Source data
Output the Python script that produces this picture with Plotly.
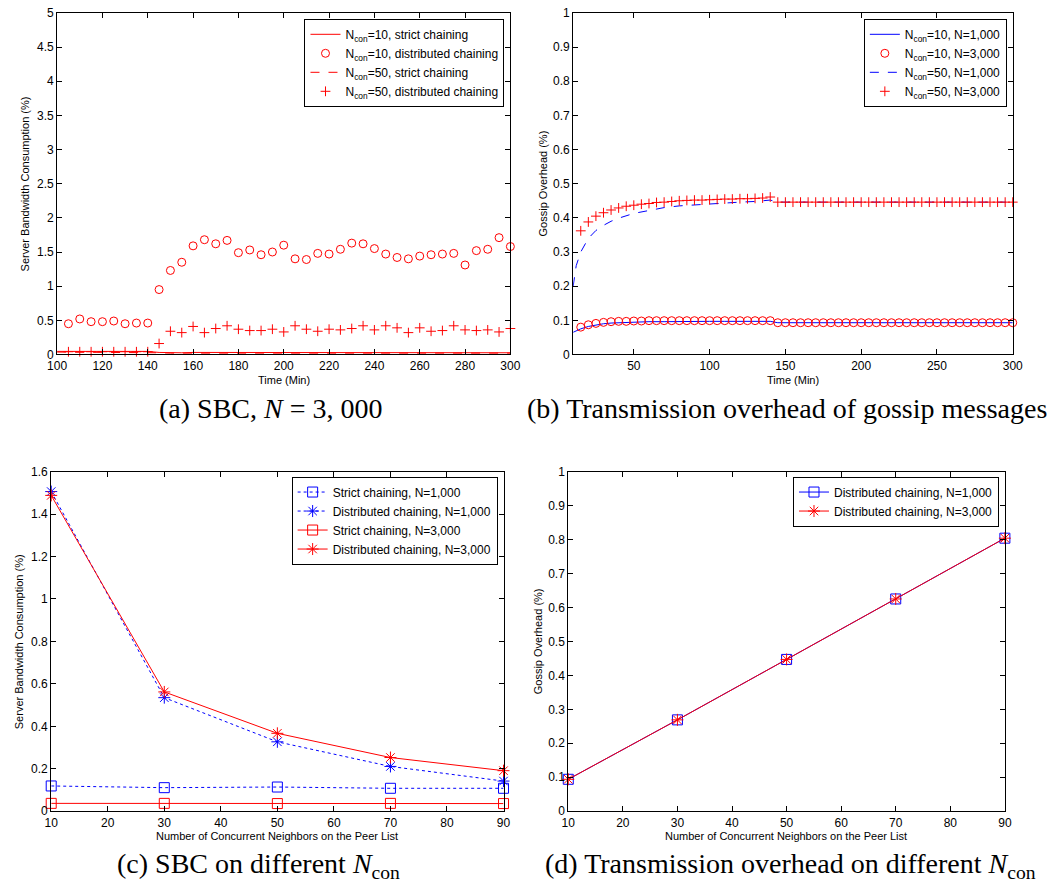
import plotly.graph_objects as go

W, H = 1061, 895

# ---------------- Panel (a) data ----------------
a_time = list(range(105, 301, 5))
a_n10_dist = [0.45, 0.52, 0.48, 0.48, 0.49, 0.45, 0.46, 0.46, 0.95, 1.23, 1.35, 1.59, 1.68, 1.62,
              1.67, 1.49, 1.53, 1.46, 1.50, 1.60, 1.40, 1.39, 1.48, 1.47, 1.54, 1.63, 1.62, 1.55,
              1.47, 1.42, 1.40, 1.44, 1.46, 1.47, 1.48, 1.31, 1.52, 1.54, 1.71, 1.58]
a_n50_dist = [0.04, 0.04, 0.04, 0.04, 0.04, 0.04, 0.04, 0.04, 0.16, 0.34, 0.32, 0.41, 0.32, 0.38,
              0.42, 0.37, 0.35, 0.35, 0.37, 0.33, 0.42, 0.37, 0.34, 0.37, 0.36, 0.38, 0.42, 0.36,
              0.42, 0.39, 0.32, 0.39, 0.34, 0.35, 0.42, 0.36, 0.35, 0.36, 0.33, 0.38]
a_line_time = list(range(100, 301, 5))
a_n10_strict = [0.045, 0.045, 0.045, 0.045, 0.045, 0.045, 0.045, 0.045, 0.045,
                0.03, 0.025, 0.025, 0.03, 0.03, 0.025, 0.03, 0.025, 0.025, 0.025, 0.025, 0.03,
                0.025, 0.025, 0.03, 0.025, 0.025, 0.025, 0.025, 0.025, 0.025, 0.025, 0.025,
                0.025, 0.025, 0.025, 0.025, 0.025, 0.03, 0.025, 0.025, 0.025]
a_n50_strict = [0.035, 0.035, 0.035, 0.035, 0.035, 0.035, 0.035, 0.035, 0.035,
                0.025, 0.02, 0.02, 0.025, 0.02, 0.02, 0.025, 0.02, 0.02, 0.02, 0.02, 0.025,
                0.02, 0.02, 0.025, 0.02, 0.02, 0.02, 0.02, 0.02, 0.02, 0.02, 0.02,
                0.02, 0.02, 0.02, 0.02, 0.02, 0.025, 0.02, 0.02, 0.02]

# ---------------- Panel (b) data ----------------
b_marker_time = list(range(15, 301, 5))
b_n10_n3000 = [0.080, 0.087, 0.091, 0.094, 0.096, 0.097, 0.097, 0.098, 0.098, 0.099, 0.099, 0.099,
               0.099, 0.099, 0.099, 0.099, 0.099, 0.099, 0.099, 0.099, 0.099, 0.099, 0.099, 0.099,
               0.099, 0.099, 0.093, 0.093, 0.093, 0.093, 0.093, 0.093, 0.093, 0.093, 0.093, 0.093,
               0.093, 0.093, 0.093, 0.093, 0.093, 0.093, 0.093, 0.093, 0.093, 0.093, 0.093, 0.093,
               0.093, 0.093, 0.093, 0.093, 0.093, 0.093, 0.093, 0.093, 0.093, 0.093]
b_n50_n3000 = [0.362, 0.388, 0.405, 0.415, 0.423, 0.429, 0.434, 0.437, 0.440, 0.442, 0.445, 0.446,
               0.448, 0.450, 0.451, 0.452, 0.452, 0.453, 0.454, 0.455, 0.455, 0.456, 0.456, 0.457,
               0.458, 0.461, 0.446, 0.446, 0.446, 0.446, 0.446, 0.446, 0.446, 0.446, 0.446, 0.446,
               0.446, 0.446, 0.446, 0.446, 0.446, 0.446, 0.446, 0.446, 0.446, 0.446, 0.446, 0.446,
               0.446, 0.446, 0.446, 0.446, 0.446, 0.446, 0.446, 0.446, 0.446, 0.446]
b_line_time = [10, 12, 15, 20, 25, 30, 35, 40, 50, 60, 70, 80, 90, 100, 110, 120, 130, 140, 145,
               150, 200, 250, 300]
b_n10_n1000 = [0.065, 0.070, 0.075, 0.082, 0.087, 0.090, 0.092, 0.093, 0.095, 0.096, 0.096, 0.097,
               0.097, 0.097, 0.097, 0.097, 0.097, 0.097, 0.093, 0.093, 0.093, 0.093, 0.093]
b_n50_n1000 = [0.200, 0.260, 0.300, 0.340, 0.363, 0.378, 0.390, 0.399, 0.413, 0.422, 0.430, 0.435,
               0.438, 0.442, 0.444, 0.446, 0.448, 0.452, 0.446, 0.446, 0.446, 0.446, 0.446]

# ---------------- Panel (c) data ----------------
ncon = [10, 30, 50, 70, 90]
c_strict_1000 = [0.119, 0.111, 0.114, 0.108, 0.108]
c_dist_1000 = [1.506, 0.535, 0.327, 0.211, 0.142]
c_strict_3000 = [0.037, 0.037, 0.036, 0.037, 0.036]
c_dist_3000 = [1.488, 0.562, 0.367, 0.253, 0.191]

# ---------------- Panel (d) data ----------------
d_dist_1000 = [0.094, 0.269, 0.447, 0.625, 0.804]
d_dist_3000 = [0.094, 0.269, 0.447, 0.625, 0.804]

RED = "#ff0000"
BLUE = "#0000ff"
SANS = "Liberation Sans, Arial, sans-serif"
TICKFONT = dict(family=SANS, size=12, color="black")
LEGFONT = dict(family=SANS, size=12, color="black")
NC = "N<sub>con</sub>"

fig = go.Figure()

# Panel (a)
fig.add_trace(go.Scatter(x=a_line_time, y=a_n10_strict, mode="lines", line=dict(color=RED, width=1),
                         name=NC + "=10, strict chaining", xaxis="x", yaxis="y", legend="legend",
                         cliponaxis=False))
fig.add_trace(go.Scatter(x=a_time, y=a_n10_dist, mode="markers",
                         marker=dict(symbol="circle-open", size=8, color=RED, line=dict(width=1)),
                         name=NC + "=10, distributed chaining", xaxis="x", yaxis="y", legend="legend",
                         cliponaxis=False))
fig.add_trace(go.Scatter(x=a_line_time, y=a_n50_strict, mode="lines",
                         line=dict(color=RED, width=1, dash="dash"),
                         name=NC + "=50, strict chaining", xaxis="x", yaxis="y", legend="legend",
                         cliponaxis=False))
fig.add_trace(go.Scatter(x=a_time, y=a_n50_dist, mode="markers",
                         marker=dict(symbol="cross-thin-open", size=7, color=RED, line=dict(width=1, color=RED)),
                         name=NC + "=50, distributed chaining", xaxis="x", yaxis="y", legend="legend",
                         cliponaxis=False))

# Panel (b)
fig.add_trace(go.Scatter(x=b_line_time, y=b_n10_n1000, mode="lines", line=dict(color=BLUE, width=1),
                         name=NC + "=10, N=1,000", xaxis="x2", yaxis="y2", legend="legend2"))
fig.add_trace(go.Scatter(x=b_marker_time, y=b_n10_n3000, mode="markers",
                         marker=dict(symbol="circle-open", size=8, color=RED, line=dict(width=1)),
                         name=NC + "=10, N=3,000", xaxis="x2", yaxis="y2", legend="legend2",
                         cliponaxis=False))
fig.add_trace(go.Scatter(x=b_line_time, y=b_n50_n1000, mode="lines",
                         line=dict(color=BLUE, width=1, dash="dash"),
                         name=NC + "=50, N=1,000", xaxis="x2", yaxis="y2", legend="legend2"))
fig.add_trace(go.Scatter(x=b_marker_time, y=b_n50_n3000, mode="markers",
                         marker=dict(symbol="cross-thin-open", size=7, color=RED, line=dict(width=1, color=RED)),
                         name=NC + "=50, N=3,000", xaxis="x2", yaxis="y2", legend="legend2",
                         cliponaxis=False))

# Panel (c)
fig.add_trace(go.Scatter(x=ncon, y=c_strict_1000, mode="lines+markers",
                         line=dict(color=BLUE, width=1, dash="dot"),
                         marker=dict(symbol="square-open", size=10, color=BLUE, line=dict(width=1)),
                         name="Strict chaining, N=1,000", xaxis="x3", yaxis="y3", legend="legend3",
                         cliponaxis=False))
fig.add_trace(go.Scatter(x=ncon, y=c_dist_1000, mode="lines+markers",
                         line=dict(color=BLUE, width=1, dash="dot"),
                         marker=dict(symbol="asterisk-open", size=10, color=BLUE, line=dict(width=1, color=BLUE)),
                         name="Distributed chaining, N=1,000", xaxis="x3", yaxis="y3", legend="legend3",
                         cliponaxis=False))
fig.add_trace(go.Scatter(x=ncon, y=c_strict_3000, mode="lines+markers",
                         line=dict(color=RED, width=1),
                         marker=dict(symbol="square-open", size=10, color=RED, line=dict(width=1)),
                         name="Strict chaining, N=3,000", xaxis="x3", yaxis="y3", legend="legend3",
                         cliponaxis=False))
fig.add_trace(go.Scatter(x=ncon, y=c_dist_3000, mode="lines+markers",
                         line=dict(color=RED, width=1),
                         marker=dict(symbol="asterisk-open", size=10, color=RED, line=dict(width=1, color=RED)),
                         name="Distributed chaining, N=3,000", xaxis="x3", yaxis="y3", legend="legend3",
                         cliponaxis=False))

# Panel (d)
fig.add_trace(go.Scatter(x=ncon, y=d_dist_1000, mode="lines+markers",
                         line=dict(color=BLUE, width=1),
                         marker=dict(symbol="square-open", size=10, color=BLUE, line=dict(width=1)),
                         name="Distributed chaining, N=1,000", xaxis="x4", yaxis="y4", legend="legend4",
                         cliponaxis=False))
fig.add_trace(go.Scatter(x=ncon, y=d_dist_3000, mode="lines+markers",
                         line=dict(color=RED, width=1),
                         marker=dict(symbol="asterisk-open", size=10, color=RED, line=dict(width=1, color=RED)),
                         name="Distributed chaining, N=3,000", xaxis="x4", yaxis="y4", legend="legend4",
                         cliponaxis=False))


def px(v):
    return v / W


def py(v):
    return 1 - v / H


def axis(domain, rng, dtick=None, tickvals=None, anchor=None):
    d = dict(domain=domain, range=rng, showline=True, linecolor="black", linewidth=1,
             mirror="allticks", ticks="inside", ticklen=5, tickcolor="black", tickwidth=1,
             showgrid=False, zeroline=False, tickfont=TICKFONT, anchor=anchor, fixedrange=True)
    if tickvals is not None:
        d["tickvals"] = tickvals
    else:
        d["dtick"] = dtick
        d["tick0"] = rng[0]
    return d


top_dom = [py(353), py(6)]
bot_dom = [py(817), py(472)]

layout = dict(
    width=W, height=H, margin=dict(l=0, r=0, t=0, b=0),
    paper_bgcolor="white", plot_bgcolor="white",
    xaxis=axis([px(48), px(510)], [100, 300], dtick=20, anchor="y"),
    yaxis=axis(top_dom, [0, 5], dtick=0.5, anchor="x"),
    xaxis2=axis([px(574), px(1022)], [10, 300], tickvals=[50, 100, 150, 200, 250, 300], anchor="y2"),
    yaxis2=axis(top_dom, [0, 1], dtick=0.1, anchor="x2"),
    xaxis3=axis([px(42), px(503)], [10, 90], dtick=10, anchor="y3"),
    yaxis3=axis(bot_dom, [0, 1.6], dtick=0.2, anchor="x3"),
    xaxis4=axis([px(569), px(1014)], [10, 90], dtick=10, anchor="y4"),
    yaxis4=axis(bot_dom, [0, 1], dtick=0.1, anchor="x4"),
    showlegend=True,
)


def leg(xr, yt):
    return dict(x=px(xr), y=py(yt), xanchor="right", yanchor="top", bgcolor="white",
                bordercolor="black", borderwidth=1, font=LEGFONT, tracegroupgap=0)


layout["legend"] = leg(504, 12)
layout["legend2"] = leg(1016, 12)
layout["legend3"] = leg(497, 477)
layout["legend4"] = leg(1008, 477)

fig.update_layout(**layout)

AX = dict(family=SANS, size=11, color="black")
CAP = dict(family="Liberation Serif, Times New Roman, serif", size=28, color="black")

ann = [
    # axis titles
    dict(text="Time (Min)", x=px(279), y=py(379), font=AX),
    dict(text="Time (Min)", x=px(798), y=py(379), font=AX),
    dict(text="Number of Concurrent Neighbors on the Peer List", x=px(272), y=py(842), font=AX),
    dict(text="Number of Concurrent Neighbors on the Peer List", x=px(791), y=py(842), font=AX),
    dict(text="Server Bandwidth Consumption (%)", x=px(15), y=py(179.5), font=AX, textangle=-90),
    dict(text="Gossip Overhead (%)", x=px(543), y=py(179.5), font=AX, textangle=-90),
    dict(text="Server Bandwidth Consumption (%)", x=px(10), y=py(644.5), font=AX, textangle=-90),
    dict(text="Gossip Overhead (%)", x=px(539), y=py(644.5), font=AX, textangle=-90),
    # captions
    dict(text="(a) SBC, <i>N</i> = 3, 000", x=px(265), y=py(408), font=CAP),
    dict(text="(b) Transmission overhead of gossip messages", x=px(792), y=py(408), font=CAP),
    dict(text="(c) SBC on different <i>N</i><sub>con</sub>", x=px(253), y=py(872), font=CAP),
    dict(text="(d) Transmission overhead on different <i>N</i><sub>con</sub>", x=px(796), y=py(872), font=CAP),
]
for a in ann:
    a.update(xref="paper", yref="paper", showarrow=False, xanchor="center", yanchor="middle")
fig.update_layout(annotations=ann)

fig.write_html("out.html")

The task
Repeat exactly and only the lines from the start of the data above through the line that holds "W, H = 1061, 895", inclusive. Pictures do not belong in the copy.

Worked solution
Output the Python script that produces this picture with Plotly.
import plotly.graph_objects as go

W, H = 1061, 895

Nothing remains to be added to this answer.